The 16-meter (53ft) Washington is believed to be the oldest commercial vessel ever discovered in one of the Great Lakes. It has remained in good condition because the deep, cold waters which surround it contain low oxygen levels, so its wood hasn’t rotted to any great extent.
Built in 1797 in Pennsylvania, it was the first known boat to sail on both Lake Erie and Lake Ontario and would typically transport furs.
The ship’s final voyage was a November 1803 attempt to travel from from Kingston in Ontario to Niagara. A violent storm sank the vessel and killed all five men on board.
Americans Jim Kennard, Roger Pawlowski and Roland ‘Chip’ Stevens, who run the website Shipwreck World, first discovered the wreck using sonar equipment back in June before deploying a miniature submarine fitted with a camera to record images of the vessel on the lakebed.
“You never know what you’re going to find when you find a shipwreck like this because some of them really get damaged, very much so in a storm. But it’s pretty much all there.
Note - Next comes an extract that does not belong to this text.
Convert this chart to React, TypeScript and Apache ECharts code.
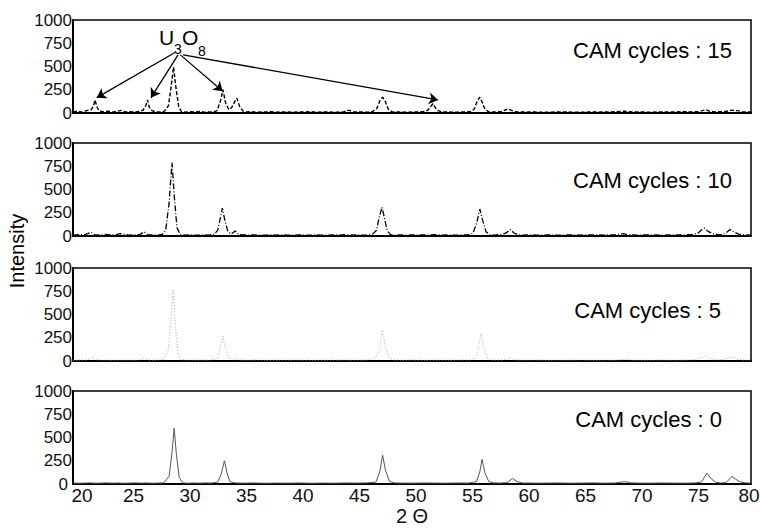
import React, { useEffect, useRef } from "react";
import * as echarts from "echarts";

// ---- tick labels ----
const xTickLabels = [20, 25, 30, 35, 40, 45, 50, 55, 60, 65, 70, 75, 80];
const yTickLabels = [0, 250, 500, 750, 1000];

// ---- panel captions (top to bottom) ----
const panelLabels = ["CAM cycles : 15", "CAM cycles : 10", "CAM cycles : 5", "CAM cycles : 0"];

// ---- XRD patterns: [2θ, intensity] ----
const cam15: [number, number][] = [
  [20, 8], [20.4, 20], [20.8, 10], [21.2, 25], [21.6, 35], [21.8, 70], [21.95, 140], [22.1, 70], [22.3, 25], [22.7, 12],
  [23.1, 20], [23.5, 10], [23.9, 18], [24.3, 28], [24.7, 10], [25.1, 15], [25.5, 8], [25.9, 20], [26.2, 30], [26.45, 80],
  [26.6, 140], [26.75, 60], [27, 25], [27.3, 10], [27.7, 12], [28.1, 20], [28.45, 80], [28.7, 300], [28.9, 495], [29.1, 280],
  [29.35, 70], [29.6, 15], [30, 8], [30.4, 15], [30.8, 10], [31.2, 18], [31.6, 8], [32, 12], [32.4, 10], [32.75, 25],
  [33.05, 130], [33.27, 250], [33.5, 110], [33.8, 35], [34.05, 60], [34.3, 120], [34.5, 160], [34.75, 70], [35.05, 20], [35.4, 10],
  [35.8, 15], [36.2, 8], [36.6, 12], [37, 10], [37.5, 15], [38, 8], [38.5, 12], [39, 10], [39.5, 8], [40, 12],
  [40.5, 10], [41, 15], [41.5, 8], [42, 10], [42.5, 12], [43, 8], [43.5, 10], [44, 15], [44.4, 30], [44.8, 12],
  [45.2, 10], [45.6, 12], [46, 8], [46.5, 15], [46.9, 50], [47.15, 130], [47.4, 170], [47.65, 120], [47.9, 40], [48.2, 15],
  [48.6, 10], [49, 12], [49.5, 8], [50, 10], [50.5, 12], [51, 15], [51.4, 30], [51.65, 70], [51.85, 100], [52.05, 60],
  [52.3, 25], [52.7, 10], [53.2, 12], [53.7, 8], [54.2, 10], [54.7, 12], [55.2, 15], [55.5, 40], [55.75, 120], [56.0, 170],
  [56.2, 120], [56.45, 40], [56.8, 12], [57.2, 10], [57.6, 12], [58, 18], [58.3, 35], [58.5, 45], [58.75, 30], [59.1, 15],
  [59.5, 10], [60, 12], [61, 10], [62, 8], [63, 12], [64, 10], [65, 9], [66, 12], [67, 10], [68, 14],
  [68.8, 20], [69.5, 10], [70, 12], [71, 9], [72, 12], [73, 10], [74, 15], [74.7, 12], [75.3, 15], [75.7, 25],
  [76.0, 35], [76.3, 20], [76.8, 12], [77.3, 15], [77.8, 18], [78.2, 28], [78.5, 30], [78.8, 25], [79.2, 15], [79.6, 12],
  [80, 10],
];

const cam10: [number, number][] = [
  [20, 10], [20.5, 15], [21, 12], [21.3, 25], [21.6, 40], [21.9, 15], [22.3, 10], [22.8, 18], [23.3, 12], [23.8, 15],
  [24.2, 25], [24.5, 20], [24.9, 10], [25.4, 12], [25.9, 15], [26.3, 45], [26.6, 15], [27, 12], [27.5, 10], [27.9, 18],
  [28.2, 60], [28.5, 350], [28.76, 790], [28.98, 400], [29.2, 90], [29.5, 15], [30, 10], [30.5, 12], [31, 8], [31.5, 12],
  [32, 10], [32.5, 18], [32.8, 60], [33.05, 200], [33.22, 300], [33.42, 180], [33.7, 50], [34, 20], [34.35, 55], [34.65, 20],
  [35, 12], [35.5, 10], [36, 12], [36.5, 8], [37, 10], [37.5, 12], [38, 9], [38.5, 12], [39, 10], [39.5, 8],
  [40, 12], [40.5, 10], [41, 9], [41.5, 12], [42, 10], [42.5, 8], [43, 12], [43.5, 10], [44, 14], [44.5, 10],
  [45, 12], [45.5, 10], [46, 12], [46.5, 20], [46.85, 60], [47.1, 200], [47.35, 310], [47.55, 200], [47.8, 60], [48.1, 15],
  [48.5, 10], [49, 12], [49.5, 9], [50, 12], [50.5, 10], [51, 12], [51.5, 10], [52, 15], [52.5, 10], [53, 12],
  [53.5, 9], [54, 10], [54.5, 12], [55, 14], [55.4, 30], [55.75, 150], [56.0, 290], [56.25, 170], [56.55, 45], [56.9, 12],
  [57.3, 10], [57.8, 15], [58.3, 30], [58.7, 70], [59.0, 35], [59.4, 12], [59.8, 10], [60.5, 12], [61, 9], [62, 11],
  [63, 9], [64, 12], [65, 10], [66, 12], [67, 10], [68, 13], [68.4, 18], [68.7, 25], [69.1, 12], [70, 10],
  [71, 12], [72, 9], [73, 11], [74, 12], [74.8, 15], [75.3, 30], [75.65, 70], [75.9, 85], [76.2, 50], [76.6, 25],
  [77, 18], [77.5, 15], [77.85, 40], [78.15, 70], [78.45, 45], [78.9, 20], [79.4, 12], [80, 10],
];

const cam5: [number, number][] = [
  [20, 8], [20.5, 12], [21, 10], [21.4, 20], [21.7, 40], [22, 15], [22.5, 10], [23, 12], [23.5, 8], [24, 12],
  [24.5, 10], [25, 12], [25.5, 9], [26, 15], [26.3, 30], [26.6, 12], [27, 10], [27.5, 12], [28, 15], [28.4, 100],
  [28.65, 400], [28.85, 770], [29.05, 420], [29.25, 100], [29.5, 20], [29.9, 10], [30.3, 12], [30.8, 9], [31.3, 12], [31.8, 10],
  [32.3, 12], [32.8, 30], [33.05, 150], [33.27, 270], [33.47, 150], [33.75, 40], [34.1, 15], [34.4, 25], [34.7, 12], [35, 10],
  [36, 12], [37, 9], [38, 11], [39, 10], [40, 12], [41, 9], [42, 11], [43, 10], [44, 12], [45, 10],
  [46, 12], [46.7, 25], [47.1, 120], [47.4, 330], [47.65, 150], [48, 30], [48.4, 12], [49, 10], [50, 12], [51, 9],
  [52, 11], [53, 10], [54, 12], [55, 11], [55.6, 30], [55.9, 150], [56.1, 300], [56.35, 140], [56.7, 30], [57.1, 12],
  [57.8, 10], [58.4, 20], [58.7, 30], [59.1, 12], [60, 10], [61, 12], [62, 9], [63, 11], [64, 10], [65, 12],
  [66, 9], [67, 11], [68, 10], [68.8, 18], [69.5, 10], [70, 11], [71, 9], [72, 12], [73, 10], [74, 11],
  [75, 14], [75.5, 30], [75.95, 60], [76.3, 30], [76.8, 15], [77.5, 14], [78, 30], [78.3, 50], [78.7, 25], [79.2, 12],
  [80, 10],
];

const cam0: [number, number][] = [
  [20, 12], [20.5, 8], [21, 10], [21.5, 12], [22, 8], [22.5, 10], [23, 12], [23.5, 9], [24, 11], [24.5, 8],
  [25, 10], [25.5, 12], [26, 9], [26.5, 11], [27, 8], [27.5, 10], [28, 12], [28.5, 80], [28.75, 330], [28.95, 600],
  [29.15, 320], [29.4, 70], [29.7, 12], [30.2, 8], [30.7, 11], [31.2, 9], [31.7, 12], [32.2, 10], [32.8, 20], [33.1, 100],
  [33.4, 250], [33.65, 110], [33.9, 25], [34.3, 12], [35, 9], [36, 11], [37, 8], [38, 10], [39, 9], [40, 11],
  [41, 8], [42, 10], [43, 9], [44, 11], [45, 10], [46, 12], [46.8, 20], [47.15, 130], [47.4, 310], [47.65, 150],
  [48, 30], [48.4, 12], [49, 10], [50, 9], [51, 11], [52, 10], [53, 9], [54, 11], [55, 10], [55.7, 25],
  [56.0, 130], [56.2, 265], [56.45, 120], [56.8, 25], [57.2, 12], [57.8, 10], [58.4, 15], [58.9, 60], [59.3, 25], [59.8, 10],
  [60.5, 11], [61, 9], [62, 10], [63, 11], [64, 9], [65, 10], [66, 12], [67, 9], [68, 11], [68.5, 20],
  [68.9, 25], [69.3, 12], [70, 10], [71, 9], [72, 11], [73, 10], [74, 9], [75, 11], [75.6, 20], [76.1, 115],
  [76.45, 60], [76.85, 20], [77.3, 12], [77.8, 15], [78.3, 80], [78.6, 55], [79, 25], [79.5, 12], [80, 10],
];

// U3O8 annotation arrows in data coordinates of the top panel: [from, to]
const u3o8Arrows: [number, number][][] = [
  [[29.03, 650], [22.1, 165]],
  [[29.3, 625], [26.9, 165]],
  [[29.5, 625], [33.25, 235]],
  [[29.75, 625], [52.3, 140]],
];

const FONT = '"Liberation Sans", Arial, Helvetica, sans-serif';

const gridTops = [20, 143, 268, 391];
const gridHeight = 93;
const labelPos = [
  { x: 732, y: 50 },
  { x: 732, y: 180 },
  { x: 721, y: 310 },
  { x: 722, y: 419 },
];

const seriesData = [cam15, cam10, cam5, cam0];
const lineStyles = [
  { color: "#000", width: 1.4, type: [4, 2] as any },
  { color: "#000", width: 1.3, type: [6, 2, 1, 2] as any },
  { color: "#a8a8a8", width: 1, type: [1, 2] as any },
  { color: "#555", width: 1, type: "solid" as any },
];

export default function App() {
  const ref = useRef<HTMLDivElement>(null);

  useEffect(() => {
    if (!ref.current) return;
    const chart = echarts.init(ref.current, undefined, { renderer: "svg" });

    const grids = gridTops.map((t) => ({
      left: 73,
      right: 9,
      top: t,
      height: gridHeight,
      show: true,
      borderColor: "#000",
      borderWidth: 1.5,
      containLabel: false,
      outerBoundsMode: "none",
    }));

    const first = xTickLabels[0];
    const last = xTickLabels[xTickLabels.length - 1];

    const xAxes = gridTops.map((_, i) => ({
      type: "value",
      gridIndex: i,
      min: first,
      max: last,
      interval: xTickLabels[1] - xTickLabels[0],
      axisLine: { show: true, onZero: false, lineStyle: { color: "#000", width: 2 } },
      axisTick: { show: false },
      splitLine: { show: false },
      axisLabel: {
        show: i === 3,
        fontSize: 19,
        color: "#111",
        fontFamily: FONT,
        margin: 2,
        formatter: (v: number) =>
          v === first ? `{f|${v}}` : v === last ? `{l|${v}}` : `{n|${v}}`,
        rich: {
          f: { fontSize: 19, color: "#111", fontFamily: FONT, padding: [0, 0, 0, 18] },
          n: { fontSize: 19, color: "#111", fontFamily: FONT, padding: [0, 0, 0, 8] },
          l: { fontSize: 19, color: "#111", fontFamily: FONT, padding: [0, 4, 0, 0] },
        },
      },
      name: i === 3 ? "2 Θ" : "",
      nameLocation: "middle",
      nameGap: 21,
      nameTextStyle: { fontSize: 20, color: "#111", fontFamily: FONT },
    }));

    const yAxes = gridTops.map((_, i) => ({
      type: "value",
      gridIndex: i,
      min: yTickLabels[0],
      max: yTickLabels[yTickLabels.length - 1],
      interval: yTickLabels[1] - yTickLabels[0],
      axisLine: { show: true, lineStyle: { color: "#000", width: 2 } },
      axisTick: { show: false },
      splitLine: { show: false },
      axisLabel: {
        fontSize: 17,
        color: "#111",
        fontFamily: FONT,
        margin: 1,
        formatter: (v: number) => (i === 3 && v === 0 ? `{z|${v}}` : `{n|${v}}`),
        rich: {
          z: { fontSize: 17, color: "#111", fontFamily: FONT, padding: [0, 4, 0, 0] },
          n: { fontSize: 17, color: "#111", fontFamily: FONT },
        },
      },
    }));

    const series: any[] = seriesData.map((d, i) => ({
      type: "line",
      name: panelLabels[i],
      xAxisIndex: i,
      yAxisIndex: i,
      data: d,
      showSymbol: false,
      symbol: "none",
      smooth: false,
      lineStyle: lineStyles[i],
      silent: true,
      z: 3,
    }));

    series[0].markLine = {
      silent: true,
      symbol: ["none", "arrow"],
      symbolSize: 9,
      label: { show: false },
      lineStyle: { color: "#000", width: 1.3, type: "solid" },
      data: u3o8Arrows.map(([a, b]) => [{ coord: a }, { coord: b }]),
    };

    const textStyle = (text: string, size: number, align: string, vAlign: string) => ({
      text,
      font: `${size}px ${FONT}`,
      fill: "#000",
      textAlign: align,
      textVerticalAlign: vAlign,
      align,
      verticalAlign: vAlign,
    });

    const graphic: any[] = [
      ...panelLabels.map((t, i) => ({
        type: "text",
        x: labelPos[i].x,
        y: labelPos[i].y,
        style: textStyle(t, 22, "right", "middle"),
      })),
      {
        type: "text",
        x: 17,
        y: 251,
        rotation: Math.PI / 2,
        style: textStyle("Intensity", 20, "center", "middle"),
      },
      { type: "text", x: 159, y: 48, style: textStyle("U", 21, "left", "bottom"), z: 10 },
      { type: "text", x: 174, y: 56, style: textStyle("3", 14, "left", "bottom"), z: 10 },
      { type: "text", x: 182, y: 48, style: textStyle("O", 21, "left", "bottom"), z: 10 },
      { type: "text", x: 198, y: 58, style: textStyle("8", 14, "left", "bottom"), z: 10 },
    ];

    chart.setOption({
      animation: false,
      backgroundColor: "#fff",
      grid: grids,
      xAxis: xAxes,
      yAxis: yAxes,
      series,
      graphic,
    });

    return () => chart.dispose();
  }, []);

  return (
    <div
      ref={ref}
      style={{ position: "absolute", left: 0, top: 0, width: 760, height: 531, background: "#fff" }}
    />
  );
}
The mast is still standing,” said Kennard.
The Washington was a single-mast sailing boat, known as a sloop, but multi-mast vessels or schooners soon took over as the ships of choice for traders.
“It just gives us a better understanding of what life on the Great Lakes was like at such an early time,” said National Museum of the Great Lakes archaeological director Carrie Sowden.